AIM:
Pictures excluded, return the lines below from the first through the line holding "const identityY = [0, 2.5];".

RECORDS FOR PROCESSING:
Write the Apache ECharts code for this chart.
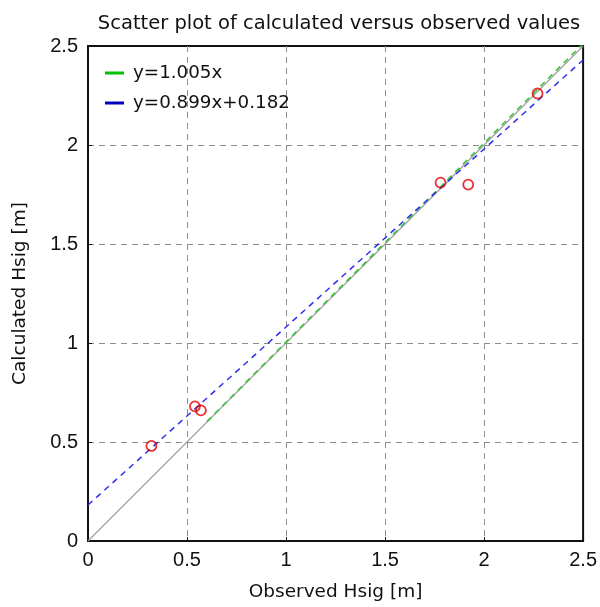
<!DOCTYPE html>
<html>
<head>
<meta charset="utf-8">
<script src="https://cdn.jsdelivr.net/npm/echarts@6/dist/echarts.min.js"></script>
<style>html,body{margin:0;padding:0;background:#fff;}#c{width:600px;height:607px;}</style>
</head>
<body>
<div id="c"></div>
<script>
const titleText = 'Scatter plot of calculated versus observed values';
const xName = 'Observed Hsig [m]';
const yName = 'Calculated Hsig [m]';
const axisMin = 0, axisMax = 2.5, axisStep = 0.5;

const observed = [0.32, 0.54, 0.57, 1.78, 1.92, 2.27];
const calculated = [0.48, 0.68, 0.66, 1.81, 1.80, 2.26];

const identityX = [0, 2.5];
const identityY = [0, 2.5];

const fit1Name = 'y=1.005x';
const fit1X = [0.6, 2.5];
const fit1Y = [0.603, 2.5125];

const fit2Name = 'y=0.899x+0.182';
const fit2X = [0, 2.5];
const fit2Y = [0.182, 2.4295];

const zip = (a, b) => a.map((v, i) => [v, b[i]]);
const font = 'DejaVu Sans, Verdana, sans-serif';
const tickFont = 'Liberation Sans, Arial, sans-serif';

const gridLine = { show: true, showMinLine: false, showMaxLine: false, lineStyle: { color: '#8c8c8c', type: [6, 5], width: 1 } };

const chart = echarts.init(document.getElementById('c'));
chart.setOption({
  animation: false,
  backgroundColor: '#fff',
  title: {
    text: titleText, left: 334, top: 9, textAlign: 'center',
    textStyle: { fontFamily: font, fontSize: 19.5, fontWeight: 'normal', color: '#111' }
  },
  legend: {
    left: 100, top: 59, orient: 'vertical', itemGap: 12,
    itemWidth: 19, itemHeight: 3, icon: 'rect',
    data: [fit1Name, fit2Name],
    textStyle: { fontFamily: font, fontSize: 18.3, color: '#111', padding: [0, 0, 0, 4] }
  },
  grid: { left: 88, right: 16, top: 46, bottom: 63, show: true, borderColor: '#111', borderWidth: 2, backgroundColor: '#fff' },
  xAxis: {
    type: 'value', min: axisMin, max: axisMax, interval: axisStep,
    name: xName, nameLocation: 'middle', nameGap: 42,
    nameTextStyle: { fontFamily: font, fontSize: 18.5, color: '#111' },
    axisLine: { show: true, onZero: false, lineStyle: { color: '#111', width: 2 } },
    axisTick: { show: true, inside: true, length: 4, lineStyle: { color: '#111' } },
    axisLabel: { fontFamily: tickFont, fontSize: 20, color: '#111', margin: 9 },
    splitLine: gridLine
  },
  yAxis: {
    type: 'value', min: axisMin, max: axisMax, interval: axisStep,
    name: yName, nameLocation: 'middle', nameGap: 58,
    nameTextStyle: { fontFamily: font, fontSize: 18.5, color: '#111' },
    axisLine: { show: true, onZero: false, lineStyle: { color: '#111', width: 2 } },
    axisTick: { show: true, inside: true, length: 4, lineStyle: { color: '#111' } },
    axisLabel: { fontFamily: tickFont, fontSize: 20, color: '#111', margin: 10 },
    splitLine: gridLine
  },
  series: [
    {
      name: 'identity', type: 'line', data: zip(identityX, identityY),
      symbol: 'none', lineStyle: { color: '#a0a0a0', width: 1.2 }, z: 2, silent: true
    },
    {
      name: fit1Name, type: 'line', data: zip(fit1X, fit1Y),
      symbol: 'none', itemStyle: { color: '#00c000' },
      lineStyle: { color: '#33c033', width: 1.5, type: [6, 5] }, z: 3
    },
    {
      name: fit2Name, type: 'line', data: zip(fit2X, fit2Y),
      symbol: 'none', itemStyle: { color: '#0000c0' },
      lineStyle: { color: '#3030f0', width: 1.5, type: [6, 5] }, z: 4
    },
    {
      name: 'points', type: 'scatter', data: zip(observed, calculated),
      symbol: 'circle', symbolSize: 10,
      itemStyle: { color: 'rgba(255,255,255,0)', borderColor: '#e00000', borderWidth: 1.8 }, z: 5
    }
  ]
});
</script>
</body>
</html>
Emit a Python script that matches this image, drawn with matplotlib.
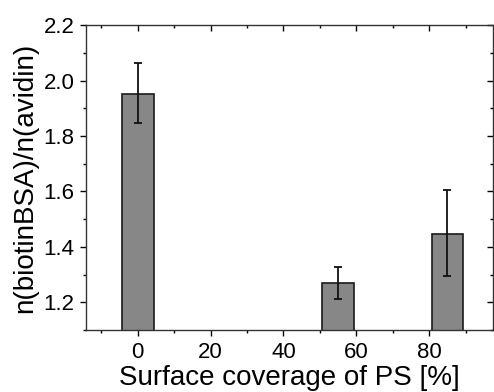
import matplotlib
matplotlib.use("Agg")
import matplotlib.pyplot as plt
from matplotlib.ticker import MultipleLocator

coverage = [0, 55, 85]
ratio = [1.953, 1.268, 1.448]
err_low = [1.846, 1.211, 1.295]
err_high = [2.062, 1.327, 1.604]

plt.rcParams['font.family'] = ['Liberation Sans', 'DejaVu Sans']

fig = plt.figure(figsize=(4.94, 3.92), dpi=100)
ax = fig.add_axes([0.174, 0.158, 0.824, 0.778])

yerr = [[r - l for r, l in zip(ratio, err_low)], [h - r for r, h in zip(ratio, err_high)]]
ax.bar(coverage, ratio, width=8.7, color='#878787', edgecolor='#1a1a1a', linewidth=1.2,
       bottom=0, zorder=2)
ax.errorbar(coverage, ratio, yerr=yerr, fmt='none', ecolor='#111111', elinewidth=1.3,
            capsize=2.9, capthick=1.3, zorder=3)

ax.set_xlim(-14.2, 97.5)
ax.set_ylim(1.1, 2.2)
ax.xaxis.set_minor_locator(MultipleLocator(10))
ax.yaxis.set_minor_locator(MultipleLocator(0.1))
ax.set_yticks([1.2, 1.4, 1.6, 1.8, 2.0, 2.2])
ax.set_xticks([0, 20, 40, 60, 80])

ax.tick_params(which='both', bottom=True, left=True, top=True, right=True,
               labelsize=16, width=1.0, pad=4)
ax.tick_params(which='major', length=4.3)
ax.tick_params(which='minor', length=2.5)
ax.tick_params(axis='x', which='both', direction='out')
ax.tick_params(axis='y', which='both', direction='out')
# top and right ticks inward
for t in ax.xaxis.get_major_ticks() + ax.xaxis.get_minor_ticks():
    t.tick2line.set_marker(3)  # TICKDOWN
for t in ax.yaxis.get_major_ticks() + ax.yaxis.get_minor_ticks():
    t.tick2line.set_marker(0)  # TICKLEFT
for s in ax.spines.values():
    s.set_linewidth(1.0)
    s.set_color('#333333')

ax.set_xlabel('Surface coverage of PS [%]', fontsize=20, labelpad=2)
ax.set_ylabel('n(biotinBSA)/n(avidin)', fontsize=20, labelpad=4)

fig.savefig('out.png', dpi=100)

SOLUTION TO THIS PROBLEM:
Write the Apache ECharts code for this chart.
<!DOCTYPE html>
<html>
<head>
<meta charset="utf-8">
<script src="https://cdn.jsdelivr.net/npm/echarts@6/dist/echarts.min.js"></script>
<style>html,body{margin:0;padding:0;background:#fff;}#c{width:600px;height:607px;}</style>
</head>
<body>
<div id="c"></div>
<script>
const titleText = 'Scatter plot of calculated versus observed values';
const xName = 'Observed Hsig [m]';
const yName = 'Calculated Hsig [m]';
const axisMin = 0, axisMax = 2.5, axisStep = 0.5;

const observed = [0.32, 0.54, 0.57, 1.78, 1.92, 2.27];
const calculated = [0.48, 0.68, 0.66, 1.81, 1.80, 2.26];

const identityX = [0, 2.5];
const identityY = [0, 2.5];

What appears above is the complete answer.